Gia's Italian Kitchen's Podcast

Episode 3.33 - Our Family’s Three-Year Journey To Italian Dual Citizenship

Gia's Italian Kitchen Season 3 Episode 33

Paper trails rarely tell a straight story, especially when you gather more than twenty relatives on a single quest for Italian dual citizenship. We open the door to our process—the wins, the stumbles, and the strange moments—so you can see what it really takes to turn family lore into legal status. From old certificates with misspelled names to a notary who balked at a bilingual page, we unpack the real-world hurdles and the practical workarounds that kept us moving.

You’ll hear how we split costs across one application, organized a cross‑generational document hunt, and set up powers of attorney so our legal team could file in Italy.

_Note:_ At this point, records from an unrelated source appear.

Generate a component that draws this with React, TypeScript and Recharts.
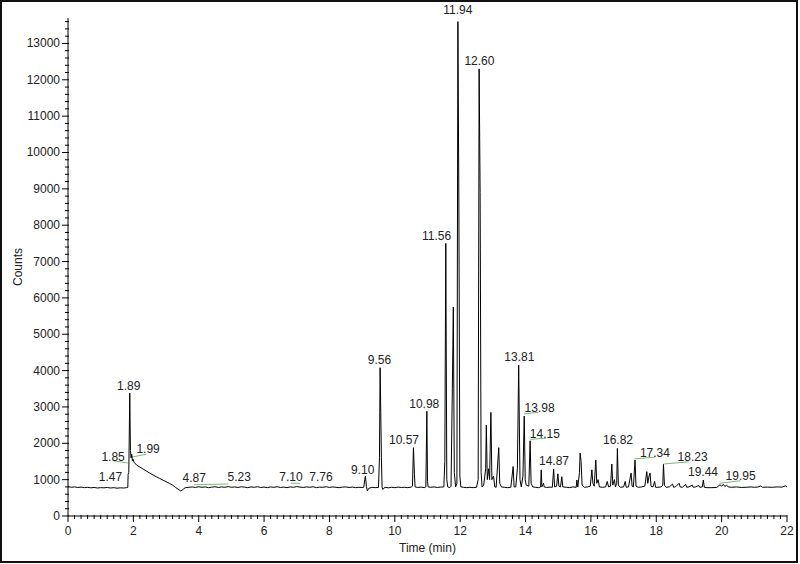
import React from 'react';
import { LineChart, Line, XAxis, YAxis, ReferenceDot, ReferenceLine } from 'recharts';

// ============================================
// DATA
// ============================================

// [time (min), counts]
const traceEarly: [number, number][] = [
  [0, 810], [0.1, 790], [0.2, 800], [0.3, 785], [0.4, 795], [0.5, 780], [0.6, 790], [0.7, 775],
  [0.8, 785], [0.9, 770], [1.0, 780], [1.1, 775], [1.2, 785], [1.3, 770], [1.4, 780], [1.5, 765],
  [1.6, 775], [1.7, 770], [1.8, 780], [1.83, 785], [1.84, 1150], [1.86, 1200], [1.87, 1900],
  [1.89, 3380], [1.91, 1800], [1.93, 1600], [1.95, 1700], [1.97, 1520], [1.99, 1560], [2.02, 1480],
  [2.1, 1400], [2.2, 1345], [2.3, 1290], [2.4, 1235], [2.5, 1180], [2.6, 1130], [2.7, 1080],
  [2.8, 1035], [2.9, 990], [3.0, 945], [3.1, 900], [3.2, 850], [3.3, 780], [3.4, 720], [3.45, 690],
  [3.5, 710], [3.55, 760], [3.6, 780], [3.7, 790],
];

const traceBaseline: [number, number][] = [
  [3.8, 800], [3.9, 785], [4.0, 805], [4.1, 790], [4.2, 800], [4.3, 780], [4.4, 795], [4.5, 805],
  [4.6, 785], [4.7, 800], [4.8, 790], [4.9, 810], [5.0, 790], [5.1, 800], [5.2, 785], [5.3, 805],
  [5.4, 795], [5.5, 780], [5.6, 800], [5.7, 790], [5.8, 805], [5.9, 785], [6.0, 795], [6.1, 780],
  [6.2, 800], [6.3, 790], [6.4, 805], [6.5, 785], [6.6, 795], [6.7, 780], [6.8, 800], [6.9, 790],
  [7.0, 810], [7.1, 795], [7.2, 785], [7.3, 800], [7.4, 790], [7.5, 805], [7.6, 780], [7.7, 795],
  [7.8, 790], [7.9, 805], [8.0, 785], [8.1, 800], [8.2, 790], [8.3, 780], [8.4, 795], [8.5, 800],
  [8.6, 785], [8.7, 795], [8.8, 780], [8.9, 790], [9.0, 785], [9.05, 790], [9.08, 1000], [9.1, 1100],
  [9.13, 820], [9.16, 690], [9.2, 760], [9.3, 790], [9.4, 780], [9.5, 785], [9.53, 1600],
  [9.55, 4080], [9.57, 2850], [9.59, 1600], [9.61, 800], [9.63, 730], [9.7, 790],
];

const traceMain: [number, number][] = [
  [9.8, 775], [9.9, 790], [10.0, 780], [10.1, 795], [10.2, 785], [10.3, 790], [10.4, 780],
  [10.5, 795], [10.54, 820], [10.57, 1880], [10.6, 1150], [10.62, 800], [10.7, 785], [10.8, 795],
  [10.9, 780], [10.95, 800], [10.98, 2880], [11.0, 950], [11.02, 800], [11.1, 790], [11.2, 800],
  [11.3, 785], [11.4, 795], [11.5, 800], [11.53, 1500], [11.56, 7500], [11.59, 1000], [11.62, 800],
  [11.68, 780], [11.72, 820], [11.76, 3500], [11.79, 5750], [11.82, 1200], [11.86, 800], [11.9, 900],
  [11.93, 13600], [11.96, 8500], [11.99, 1100], [12.02, 800], [12.1, 790], [12.2, 780], [12.3, 790],
  [12.4, 780], [12.5, 790], [12.55, 1000], [12.58, 12300], [12.61, 8900], [12.64, 1200], [12.67, 800],
  [12.72, 850], [12.78, 1300], [12.8, 2500], [12.83, 1000], [12.87, 1300], [12.9, 1000], [12.94, 2850],
  [12.97, 1000], [13.02, 1100], [13.06, 800], [13.1, 790], [13.18, 1880], [13.21, 900], [13.26, 800],
  [13.35, 790], [13.45, 780], [13.55, 790], [13.62, 1360], [13.65, 800], [13.7, 800], [13.75, 1300],
  [13.79, 4150], [13.83, 1000], [13.87, 800], [13.92, 1100], [13.96, 2750], [13.99, 1000],
  [14.02, 850], [14.1, 820], [14.14, 2070], [14.17, 900], [14.22, 800], [14.3, 790], [14.4, 780],
  [14.46, 800], [14.48, 1270], [14.5, 800], [14.55, 900], [14.57, 800],
];

const traceLate: [number, number][] = [
  [14.65, 785], [14.75, 795], [14.82, 790], [14.86, 1290], [14.89, 800], [14.95, 820], [14.99, 1160],
  [15.02, 820], [15.07, 800], [15.11, 1080], [15.14, 800], [15.25, 790], [15.35, 780], [15.45, 800],
  [15.55, 790], [15.57, 990], [15.6, 800], [15.65, 1200], [15.67, 1730], [15.7, 1500], [15.73, 850],
  [15.8, 790], [15.9, 800], [15.98, 820], [16.03, 1270], [16.06, 900], [16.1, 820], [16.15, 1540],
  [16.18, 900], [16.22, 1000], [16.26, 800], [16.35, 790], [16.45, 800], [16.5, 950], [16.54, 800],
  [16.6, 820], [16.64, 1430], [16.67, 850], [16.72, 1000], [16.75, 800], [16.79, 900], [16.81, 1860],
  [16.84, 850], [16.9, 790], [17.0, 800], [17.05, 950], [17.08, 790], [17.15, 800], [17.23, 1180],
  [17.26, 820], [17.3, 800], [17.35, 1540], [17.38, 820], [17.45, 790], [17.55, 800], [17.65, 820],
  [17.71, 1220], [17.74, 900], [17.78, 1100], [17.81, 1180], [17.84, 820], [17.9, 800], [17.95, 950],
  [17.98, 790], [18.05, 790], [18.15, 800], [18.2, 850], [18.22, 1420], [18.25, 850], [18.3, 790],
  [18.4, 800], [18.5, 880], [18.53, 790], [18.6, 810], [18.7, 900], [18.73, 800], [18.8, 790],
  [18.9, 870], [18.93, 790], [19.0, 800], [19.1, 850], [19.13, 790], [19.2, 800], [19.3, 840],
  [19.33, 790], [19.41, 800], [19.44, 990], [19.47, 790], [19.55, 780], [19.7, 780], [19.85, 785],
  [19.95, 860], [20.0, 820], [20.05, 870], [20.1, 810], [20.15, 850], [20.2, 800], [20.3, 790],
  [20.45, 800], [20.6, 785], [20.75, 790], [20.9, 800], [21.0, 790], [21.1, 795], [21.2, 830],
  [21.25, 790], [21.4, 795], [21.55, 790], [21.7, 800], [21.85, 795], [21.95, 830], [22.0, 800],
];

// Peak labels: text, label centre (time, counts)
const peakLabels = ['1.47', '1.85', '1.89', '1.99', '4.87', '5.23', '7.10', '7.76', '9.10', '9.56',
  '10.57', '10.98', '11.56', '11.94', '12.60', '13.81', '13.98', '14.15', '14.87', '16.82',
  '17.34', '18.23', '19.44', '19.95'];
const labelTimes = [1.3, 1.38, 1.86, 2.45, 3.86, 5.24, 6.82, 7.74, 9.02, 9.53,
  10.28, 10.9, 11.28, 11.93, 12.59, 13.81, 14.43, 14.59, 14.87, 16.83,
  17.96, 19.11, 19.43, 20.58];
const labelCounts = [1070, 1630, 3590, 1840, 1040, 1080, 1070, 1080, 1270, 4300,
  2090, 3100, 7720, 13940, 12520, 4390, 2990, 2260, 1520, 2110,
  1740, 1630, 1220, 1100];

// Integration baseline markers (green)
const baseStartT = [1.37, 1.94, 3.86, 6.82, 13.95, 14.14, 17.33, 18.22, 19.94];
const baseStartC = [1520, 1620, 860, 900, 2810, 2110, 1570, 1430, 900];
const baseEndT = [1.83, 2.4, 4.9, 7.1, 14.39, 14.63, 17.97, 18.99, 20.57];
const baseEndC = [1460, 1700, 880, 900, 2850, 2140, 1620, 1490, 970];

const xMajorTicks = [0, 2, 4, 6, 8, 10, 12, 14, 16, 18, 20, 22];
const yMajorTicks = [0, 1000, 2000, 3000, 4000, 5000, 6000, 7000, 8000, 9000, 10000, 11000, 12000, 13000];

// minor ticks every 0.2 min / 200 counts
const xTicks = Array.from({ length: 111 }, (_, i) => Math.round(i * 2) / 10);
const yTicks = Array.from({ length: 69 }, (_, i) => i * 200);

const FONT = '"Liberation Sans", Arial, sans-serif';
const TEXT = '#222';
const GREEN = '#7cb87c';
const TICK_SIZE = 6;
const TICK_MARGIN = 2;

const chartData = [...traceEarly, ...traceBaseline, ...traceMain, ...traceLate].map(([t, v]) => ({ t, v }));

// ============================================
// TICKS
// ============================================

function XTick({ x, y, payload }: any) {
  const ay = y - TICK_SIZE - TICK_MARGIN;
  const major = xMajorTicks.includes(payload.value);
  return (
    <g>
      <line x1={x} x2={x} y1={ay - 1} y2={ay + (major ? 6 : 3)} stroke="#000" strokeWidth={1} />
      {major && (
        <text x={x} y={ay + 19} textAnchor="middle" fontSize={12} fontFamily={FONT} fill={TEXT}>
          {payload.value}
        </text>
      )}
    </g>
  );
}

function YTick({ x, y, payload }: any) {
  const ax = x + TICK_SIZE + TICK_MARGIN;
  const major = yMajorTicks.includes(payload.value);
  return (
    <g>
      <line x1={ax - (major ? 6 : 3)} x2={ax + 1} y1={y} y2={y} stroke="#000" strokeWidth={1} />
      {major && (
        <text x={ax - 8} y={y} dy={4} textAnchor="end" fontSize={12} fontFamily={FONT} fill={TEXT}>
          {payload.value}
        </text>
      )}
    </g>
  );
}

// ============================================
// COMPONENT
// ============================================

export default function App() {
  return (
    <div style={{ position: 'absolute', left: 0, top: 0, width: 800, height: 564, background: '#fff' }}>
      <div
        style={{
          position: 'absolute',
          left: 0,
          top: 0,
          width: 798,
          height: 563,
          border: '2px solid #111',
          boxSizing: 'border-box',
        }}
      />
      <div style={{ position: 'absolute', left: 0, top: 0 }}>
        <LineChart width={800} height={564} data={chartData} margin={{ top: 18, right: 13, bottom: 0, left: 0 }}>
          <XAxis
            dataKey="t"
            type="number"
            domain={[0, 22]}
            ticks={xTicks}
            interval={0}
            height={48}
            tickSize={TICK_SIZE}
            tickMargin={TICK_MARGIN}
            tickLine={false}
            tick={<XTick />}
            axisLine={{ stroke: '#000' }}
            allowDataOverflow
            label={{
              value: 'Time (min)',
              position: 'insideBottom',
              offset: 12,
              fontSize: 12,
              fontFamily: FONT,
              fill: TEXT,
            }}
          />
          <YAxis
            type="number"
            domain={[0, 13700]}
            ticks={yTicks}
            interval={0}
            width={68}
            tickSize={TICK_SIZE}
            tickMargin={TICK_MARGIN}
            tickLine={false}
            tick={<YTick />}
            axisLine={{ stroke: '#000' }}
            allowDataOverflow
            label={{
              content: ({ viewBox }: any) => (
                <text
                  transform={`translate(${viewBox.x + 18}, ${viewBox.y + viewBox.height / 2}) rotate(-90)`}
                  textAnchor="middle"
                  dy={4}
                  fontSize={12}
                  fontFamily={FONT}
                  fill={TEXT}
                >
                  Counts
                </text>
              ),
            }}
          />
          {baseStartT.map((t, i) => (
            <ReferenceLine
              key={`base-${i}`}
              segment={[
                { x: t, y: baseStartC[i] },
                { x: baseEndT[i], y: baseEndC[i] },
              ]}
              stroke={GREEN}
              strokeWidth={1}
              ifOverflow="visible"
            />
          ))}
          <Line
            type="linear"
            dataKey="v"
            stroke="#000"
            strokeWidth={1}
            dot={false}
            isAnimationActive={false}
          />
          {peakLabels.map((txt, i) => (
            <ReferenceDot
              key={`lbl-${i}`}
              x={labelTimes[i]}
              y={labelCounts[i]}
              r={0}
              fill="none"
              stroke="none"
              ifOverflow="visible"
              label={{ value: txt, position: 'center', fontSize: 12, fontFamily: FONT, fill: TEXT }}
            />
          ))}
        </LineChart>
      </div>
    </div>
  );
}
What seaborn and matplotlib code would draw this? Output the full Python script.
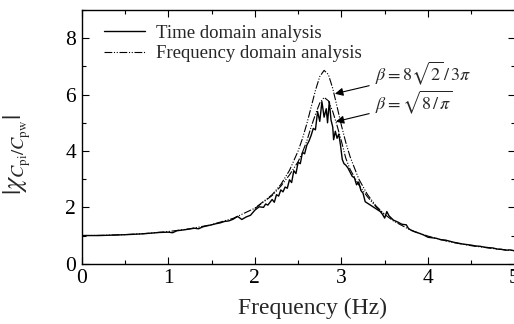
import matplotlib
matplotlib.use("Agg")
import matplotlib.pyplot as plt
import seaborn as sns
import pandas as pd
from matplotlib.ticker import MultipleLocator

# ---- data ----
f_time = [0.0, 0.1, 0.2, 0.3, 0.4, 0.5, 0.6, 0.7, 0.8, 0.9, 1.0, 1.05, 1.1, 1.2, 1.3, 1.35,
          1.4, 1.5, 1.55, 1.6, 1.65, 1.7, 1.75, 1.8, 1.85, 1.9, 1.95, 2.0, 2.05, 2.1, 2.125,
          2.15, 2.2, 2.225, 2.25, 2.275, 2.3, 2.325, 2.35, 2.375, 2.4, 2.425, 2.45, 2.475,
          2.5, 2.525, 2.55, 2.575, 2.6, 2.625, 2.65, 2.675, 2.7, 2.725, 2.75, 2.775, 2.8,
          2.825, 2.84, 2.86, 2.88, 2.9, 2.91, 2.93, 2.95, 2.97, 2.99, 3.01, 3.03, 3.05,
          3.075, 3.1, 3.125, 3.15, 3.175, 3.2, 3.225, 3.25, 3.275, 3.3, 3.35, 3.4, 3.45,
          3.475, 3.5, 3.525, 3.55, 3.6, 3.65, 3.7, 3.75, 3.775, 3.8, 3.85, 3.9, 3.95, 4.0,
          4.05, 4.1, 4.15, 4.2, 4.25, 4.3, 4.35, 4.4, 4.45, 4.5, 4.55, 4.6, 4.65, 4.7, 4.75,
          4.8, 4.85, 4.9, 4.95, 5.0]
v_time = [1.00, 1.00, 1.00, 1.01, 1.02, 1.03, 1.045, 1.06, 1.085, 1.11, 1.12, 1.10, 1.17,
          1.21, 1.26, 1.24, 1.31, 1.38, 1.42, 1.45, 1.50, 1.52, 1.58, 1.68, 1.57, 1.66, 1.72,
          1.90, 2.02, 2.00, 2.12, 2.08, 2.28, 2.18, 2.45, 2.40, 2.62, 2.55, 2.72, 2.68, 2.98,
          2.88, 3.30, 3.20, 3.60, 3.55, 3.95, 3.90, 4.20, 4.35, 4.55, 4.80, 4.75, 5.40, 5.05,
          5.75, 5.20, 5.50, 5.00, 5.75, 5.10, 4.85, 4.40, 4.70, 4.45, 4.60, 4.20, 3.70, 3.55,
          3.50, 3.40, 3.25, 3.10, 3.05, 2.80, 2.90, 2.60, 2.50, 2.20, 2.15, 2.05, 1.95, 1.85,
          1.75, 1.62, 1.85, 1.70, 1.55, 1.48, 1.40, 1.38, 1.25, 1.20, 1.13, 1.08, 1.02, 0.94,
          0.92, 0.90, 0.85, 0.84, 0.80, 0.76, 0.73, 0.70, 0.68, 0.66, 0.63, 0.62, 0.59, 0.57,
          0.56, 0.52, 0.51, 0.48, 0.49, 0.46]

f_freq1 = [0.0, 0.25, 0.5, 0.75, 1.0, 1.25, 1.5, 1.75, 2.0, 2.2, 2.3, 2.4, 2.5, 2.55, 2.6,
           2.65, 2.7, 2.75, 2.8, 2.85, 2.9, 2.95, 3.0, 3.05, 3.1, 3.2, 3.3, 3.4, 3.5, 3.6,
           3.8, 4.0, 4.25, 4.5, 4.75, 5.0]
v_freq1 = [1.00, 1.008, 1.032, 1.075, 1.142, 1.24, 1.387, 1.61, 1.97, 2.45, 2.81, 3.31, 4.00,
           4.44, 4.96, 5.55, 6.15, 6.64, 6.86, 6.71, 6.22, 5.57, 4.91, 4.31, 3.80, 3.01,
           2.46, 2.05, 1.75, 1.52, 1.19, 0.98, 0.775, 0.64, 0.54, 0.46]

f_freq2 = [2.0, 2.2, 2.3, 2.4, 2.5, 2.55, 2.6, 2.65, 2.7, 2.75, 2.8, 2.85, 2.9, 2.95, 3.0,
           3.05, 3.1, 3.2, 3.3, 3.4, 3.5]
v_freq2 = [1.96, 2.42, 2.75, 3.15, 3.62, 3.95, 4.35, 4.85, 5.30, 5.70, 5.90, 5.78, 5.40,
           4.90, 4.35, 3.75, 3.35, 2.80, 2.38, 2.02, 1.74]

labels = ["Time domain analysis", "Frequency domain analysis"]
beta_labels = [r"$\beta = 8\sqrt{2}\,/\,3\pi$", r"$\beta = \sqrt{8\,/\,\pi}$"]

# ---- style ----
sns.set_style("ticks")
plt.rcParams["font.family"] = ["Liberation Serif", "DejaVu Serif"]
plt.rcParams["mathtext.fontset"] = "stix"

fig = plt.figure(figsize=(5.14, 3.24), dpi=100)
ax = fig.add_axes([0.159, 0.186, 0.842, 0.783])

dashdotdot = (0, (7, 1.5, 1, 1.5, 1, 1.5))

df_t = pd.DataFrame({"f": f_time, "v": v_time})
df_1 = pd.DataFrame({"f": f_freq1, "v": v_freq1})
df_2 = pd.DataFrame({"f": f_freq2, "v": v_freq2})

sns.lineplot(data=df_t, x="f", y="v", ax=ax, color="black", lw=1.0, label=labels[0])
sns.lineplot(data=df_1, x="f", y="v", ax=ax, color="black", lw=0.8, linestyle=dashdotdot,
             label=labels[1])
sns.lineplot(data=df_2, x="f", y="v", ax=ax, color="black", lw=0.8, linestyle=dashdotdot,
             legend=False)

ax.set_xlim(0, 5)
ax.set_ylim(0, 9)
ax.xaxis.set_major_locator(MultipleLocator(1))
ax.xaxis.set_minor_locator(MultipleLocator(0.5))
ax.yaxis.set_major_locator(MultipleLocator(2))
ax.yaxis.set_minor_locator(MultipleLocator(1))
ax.tick_params(which="both", direction="in", top=True, right=True, labelsize=15.5,
               width=0.8, colors="black")
ax.tick_params(which="major", length=5, pad=4)
ax.tick_params(which="minor", length=3)
for s in ax.spines.values():
    s.set_linewidth(1.0)
    s.set_color("black")

ax.set_xlabel("Frequency (Hz)", fontsize=17)
ax.xaxis.set_label_coords(0.534, -0.135)
ax.set_ylabel(r"$|\chi_{C_{\rm pi}/C_{\rm pw}}|$", fontsize=19)
ax.yaxis.set_label_coords(-0.113, 0.43)

leg = ax.legend(loc="upper left", frameon=False, fontsize=13.5, handlelength=2.2,
                handletextpad=0.6, borderaxespad=0.3, labelspacing=0.2,
                bbox_to_anchor=(0.02, 0.995))

ax.annotate(beta_labels[0], xy=(2.925, 6.03), xytext=(3.39, 6.77), fontsize=13,
            va="center", ha="left",
            arrowprops=dict(arrowstyle="-|>", color="black", lw=0.8, mutation_scale=12,
                            shrinkA=2, shrinkB=0))
ax.annotate(beta_labels[1], xy=(2.935, 5.04), xytext=(3.39, 5.71), fontsize=13,
            va="center", ha="left",
            arrowprops=dict(arrowstyle="-|>", color="black", lw=0.8, mutation_scale=12,
                            shrinkA=2, shrinkB=0))

fig.savefig("out.png", dpi=100)
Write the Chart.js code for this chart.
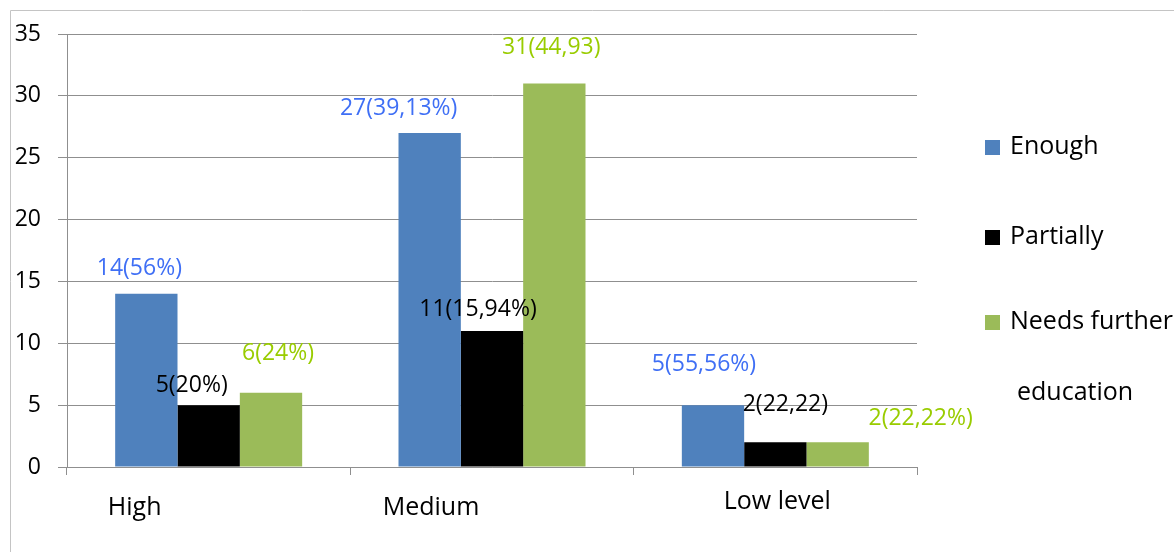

We talk through translations, certifications, and apostilles, plus the little systems that saved us: shared checklists, version control, and a single point of contact. When a church fire erased marriage records, we leaned on affidavits and “no record found” letters to satisfy the lineage trail without inventing facts. The lesson: bureaucracy rewards precision, persistence, and calm.

If you’re mapping your own path to dual citizenship by descent, this story offers a blueprint. Start early, triple‑check every name and date, and expect the unexpected. Find professionals who know the Italian courts, prepare bilingual documentation that’s properly notarized, and keep a clean record of every request and response. We’re closing in on the finish line now, dreaming of the day we step off a plane as citizens with passports in hand. If this journey resonates, subscribe, share with a friend who’s chasing their roots, and tell us your best tip—or your wildest paperwork plot twist—in a review.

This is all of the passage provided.